"J'ai décidé d'être heureux parce que c'est bon pour la santé."

Voltaire

vendredi 18 mars 2011

Historique des méthodes de relaxation - Première partie

L’histoire des méthodes de relaxation a été précédée d’une très longue préhistoire qui est presque en même temps une géographie de la relaxation.

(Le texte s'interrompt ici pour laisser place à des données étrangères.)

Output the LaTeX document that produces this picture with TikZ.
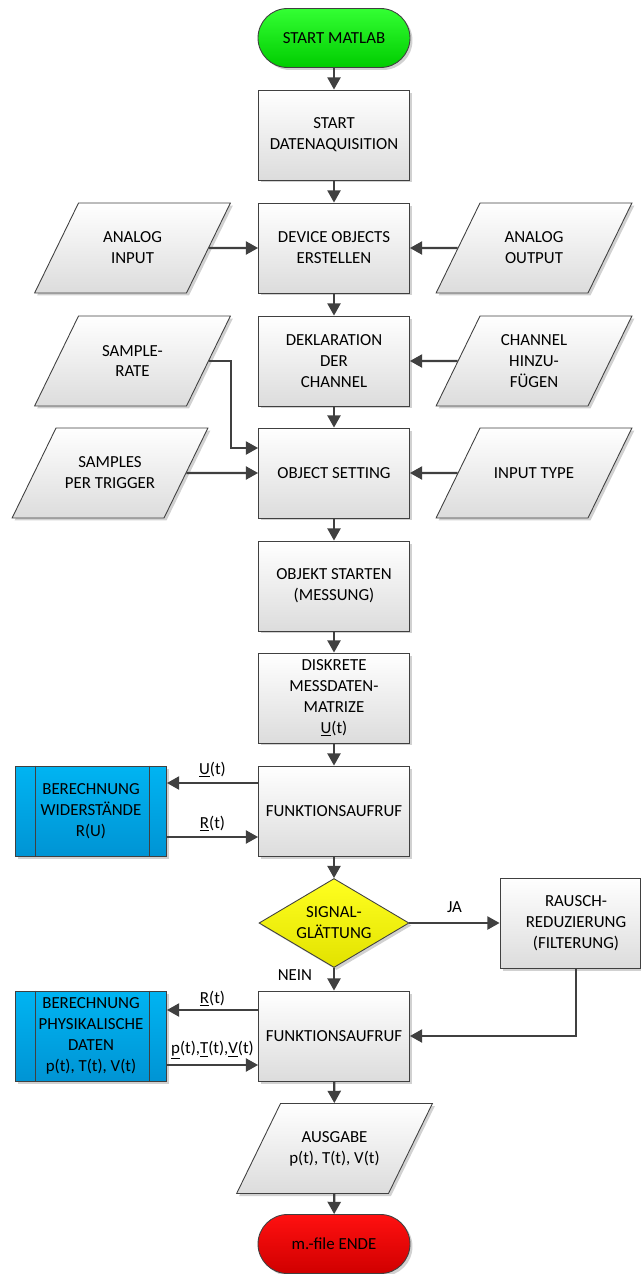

En tous temps, en tous lieux se retrouve cette vieille préoccupation humaine d’établir un équilibre de toute la vie, un rythme harmonieux entre les phases d’activité et celles de repos, entre l’effort vers un but extérieur au sujet et l’effort en vue de se reconstituer lui-même. Ces premières recherches n’ont pas toujours, et de loin, été inspirées par des préoccupations philanthropiques ou même altruistes, souvent au contraire par un souci très pragmatique et égoïste d’obtenir un meilleur rendement (du travail des esclaves par exemple) ou une meilleure organisation de soi-même. Elles ont été en général appuyées sur des arguments empruntés à des théories plus ou moins philosophiques à la recherche d’une forme de sagesse et sur l’observation des grands rythmes de la nature : jour et nuit, saisons, battements cardiaques, souffle respiratoire, plus ou moins idéalisés, édifié ou idolâtrés. C’est dire que ces considérations rejoignaient des perspectives cosmologiques beaucoup plus larges touchant parfois même à une certaine mystique. « Dieu conclut au septième jour l’ouvrage qu’il avait fait et il se reposa, et il bénit le septième jour et il le sanctifia »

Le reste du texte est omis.